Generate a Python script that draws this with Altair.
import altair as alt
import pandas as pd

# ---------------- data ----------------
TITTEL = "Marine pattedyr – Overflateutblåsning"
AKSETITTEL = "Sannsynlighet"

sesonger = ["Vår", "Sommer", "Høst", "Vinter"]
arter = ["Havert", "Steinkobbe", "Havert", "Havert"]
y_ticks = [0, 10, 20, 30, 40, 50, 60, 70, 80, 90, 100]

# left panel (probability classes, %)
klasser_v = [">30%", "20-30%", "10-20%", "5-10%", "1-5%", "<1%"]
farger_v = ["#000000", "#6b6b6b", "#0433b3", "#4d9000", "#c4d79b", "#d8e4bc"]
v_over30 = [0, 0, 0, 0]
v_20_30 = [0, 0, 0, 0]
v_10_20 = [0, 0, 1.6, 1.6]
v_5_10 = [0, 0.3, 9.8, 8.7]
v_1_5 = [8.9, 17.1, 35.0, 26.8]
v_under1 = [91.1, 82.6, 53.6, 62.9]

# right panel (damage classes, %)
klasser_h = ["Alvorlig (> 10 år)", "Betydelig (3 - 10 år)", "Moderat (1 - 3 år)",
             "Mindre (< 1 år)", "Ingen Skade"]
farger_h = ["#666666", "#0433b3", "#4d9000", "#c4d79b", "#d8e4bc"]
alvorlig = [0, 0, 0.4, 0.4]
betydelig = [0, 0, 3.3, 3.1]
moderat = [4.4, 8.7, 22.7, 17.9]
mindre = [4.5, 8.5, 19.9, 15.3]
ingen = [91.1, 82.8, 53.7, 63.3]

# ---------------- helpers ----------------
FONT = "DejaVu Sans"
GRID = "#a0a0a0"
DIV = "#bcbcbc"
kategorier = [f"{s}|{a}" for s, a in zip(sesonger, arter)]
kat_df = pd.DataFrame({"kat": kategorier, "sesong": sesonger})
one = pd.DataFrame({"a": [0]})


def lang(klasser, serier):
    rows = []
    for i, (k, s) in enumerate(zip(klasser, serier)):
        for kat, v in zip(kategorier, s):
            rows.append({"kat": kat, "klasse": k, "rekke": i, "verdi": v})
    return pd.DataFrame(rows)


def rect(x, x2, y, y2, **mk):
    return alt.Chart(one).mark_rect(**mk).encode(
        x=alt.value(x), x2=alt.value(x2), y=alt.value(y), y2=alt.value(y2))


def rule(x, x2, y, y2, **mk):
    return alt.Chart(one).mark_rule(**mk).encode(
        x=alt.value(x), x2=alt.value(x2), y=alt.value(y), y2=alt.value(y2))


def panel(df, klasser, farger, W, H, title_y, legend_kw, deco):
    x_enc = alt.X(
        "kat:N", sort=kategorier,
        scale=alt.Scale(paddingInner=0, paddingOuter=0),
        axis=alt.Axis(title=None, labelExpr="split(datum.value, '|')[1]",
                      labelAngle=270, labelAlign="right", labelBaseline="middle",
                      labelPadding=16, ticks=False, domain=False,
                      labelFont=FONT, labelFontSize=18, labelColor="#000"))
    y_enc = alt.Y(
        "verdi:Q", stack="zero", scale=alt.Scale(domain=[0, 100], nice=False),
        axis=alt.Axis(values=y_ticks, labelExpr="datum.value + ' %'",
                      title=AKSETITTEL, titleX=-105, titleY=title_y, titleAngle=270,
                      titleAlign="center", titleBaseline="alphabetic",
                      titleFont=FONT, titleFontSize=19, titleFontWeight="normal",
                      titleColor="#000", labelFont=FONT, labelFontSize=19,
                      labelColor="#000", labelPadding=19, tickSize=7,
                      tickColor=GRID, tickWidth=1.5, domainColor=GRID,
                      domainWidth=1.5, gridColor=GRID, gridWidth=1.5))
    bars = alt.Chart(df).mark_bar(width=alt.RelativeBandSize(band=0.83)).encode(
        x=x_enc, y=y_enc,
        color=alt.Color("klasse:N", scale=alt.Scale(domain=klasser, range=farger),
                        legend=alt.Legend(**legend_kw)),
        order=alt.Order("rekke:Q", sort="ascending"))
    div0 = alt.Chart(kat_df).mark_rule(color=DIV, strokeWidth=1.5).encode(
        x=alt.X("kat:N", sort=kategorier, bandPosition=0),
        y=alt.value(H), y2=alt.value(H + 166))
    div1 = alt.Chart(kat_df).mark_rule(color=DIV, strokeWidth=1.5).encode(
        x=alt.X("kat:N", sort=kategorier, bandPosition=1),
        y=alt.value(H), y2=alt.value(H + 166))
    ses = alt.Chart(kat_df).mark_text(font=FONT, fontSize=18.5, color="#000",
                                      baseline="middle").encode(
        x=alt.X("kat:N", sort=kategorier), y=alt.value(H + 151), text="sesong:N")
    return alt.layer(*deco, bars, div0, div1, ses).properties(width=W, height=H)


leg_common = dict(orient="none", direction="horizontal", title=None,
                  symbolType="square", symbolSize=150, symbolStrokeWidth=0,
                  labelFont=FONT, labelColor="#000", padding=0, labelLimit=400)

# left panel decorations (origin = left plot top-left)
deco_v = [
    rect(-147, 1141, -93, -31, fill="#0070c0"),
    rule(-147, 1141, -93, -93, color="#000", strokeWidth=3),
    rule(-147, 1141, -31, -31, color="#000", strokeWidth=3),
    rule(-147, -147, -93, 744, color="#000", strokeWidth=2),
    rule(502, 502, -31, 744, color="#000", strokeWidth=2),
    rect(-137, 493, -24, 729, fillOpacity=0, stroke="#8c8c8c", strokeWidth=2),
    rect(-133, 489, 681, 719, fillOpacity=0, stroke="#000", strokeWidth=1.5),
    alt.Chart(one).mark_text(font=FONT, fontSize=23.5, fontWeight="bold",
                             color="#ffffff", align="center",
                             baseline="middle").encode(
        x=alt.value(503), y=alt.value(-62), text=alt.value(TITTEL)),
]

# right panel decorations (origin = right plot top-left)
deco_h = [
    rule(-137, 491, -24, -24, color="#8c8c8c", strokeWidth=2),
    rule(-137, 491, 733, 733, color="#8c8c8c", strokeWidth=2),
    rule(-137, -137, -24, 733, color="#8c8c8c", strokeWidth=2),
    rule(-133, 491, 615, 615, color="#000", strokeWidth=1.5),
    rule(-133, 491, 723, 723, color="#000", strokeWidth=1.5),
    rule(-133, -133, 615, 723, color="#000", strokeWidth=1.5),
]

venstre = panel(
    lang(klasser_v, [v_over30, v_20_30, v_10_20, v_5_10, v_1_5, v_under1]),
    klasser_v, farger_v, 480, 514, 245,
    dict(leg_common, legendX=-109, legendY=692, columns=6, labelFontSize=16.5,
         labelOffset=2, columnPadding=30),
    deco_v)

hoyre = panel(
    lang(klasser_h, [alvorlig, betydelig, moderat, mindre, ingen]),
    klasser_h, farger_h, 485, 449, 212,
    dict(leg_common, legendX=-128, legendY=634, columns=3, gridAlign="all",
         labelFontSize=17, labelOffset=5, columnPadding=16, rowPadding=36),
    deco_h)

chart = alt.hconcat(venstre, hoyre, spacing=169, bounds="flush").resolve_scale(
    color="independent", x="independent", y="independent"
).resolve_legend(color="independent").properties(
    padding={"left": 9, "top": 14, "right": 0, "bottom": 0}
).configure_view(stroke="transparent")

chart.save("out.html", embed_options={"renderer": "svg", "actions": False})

PROBLEM TO WORK ON:
Only the lines from the opening of the material through the line with "ingen = [91.1, 82.8, 53.7, 63.3]" should be echoed, exactly as written.

RESULT OF THIS TASK:
Generate a Python script that draws this with Altair.
import altair as alt
import pandas as pd

# ---------------- data ----------------
TITTEL = "Marine pattedyr – Overflateutblåsning"
AKSETITTEL = "Sannsynlighet"

sesonger = ["Vår", "Sommer", "Høst", "Vinter"]
arter = ["Havert", "Steinkobbe", "Havert", "Havert"]
y_ticks = [0, 10, 20, 30, 40, 50, 60, 70, 80, 90, 100]

# left panel (probability classes, %)
klasser_v = [">30%", "20-30%", "10-20%", "5-10%", "1-5%", "<1%"]
farger_v = ["#000000", "#6b6b6b", "#0433b3", "#4d9000", "#c4d79b", "#d8e4bc"]
v_over30 = [0, 0, 0, 0]
v_20_30 = [0, 0, 0, 0]
v_10_20 = [0, 0, 1.6, 1.6]
v_5_10 = [0, 0.3, 9.8, 8.7]
v_1_5 = [8.9, 17.1, 35.0, 26.8]
v_under1 = [91.1, 82.6, 53.6, 62.9]

# right panel (damage classes, %)
klasser_h = ["Alvorlig (> 10 år)", "Betydelig (3 - 10 år)", "Moderat (1 - 3 år)",
             "Mindre (< 1 år)", "Ingen Skade"]
farger_h = ["#666666", "#0433b3", "#4d9000", "#c4d79b", "#d8e4bc"]
alvorlig = [0, 0, 0.4, 0.4]
betydelig = [0, 0, 3.3, 3.1]
moderat = [4.4, 8.7, 22.7, 17.9]
mindre = [4.5, 8.5, 19.9, 15.3]
ingen = [91.1, 82.8, 53.7, 63.3]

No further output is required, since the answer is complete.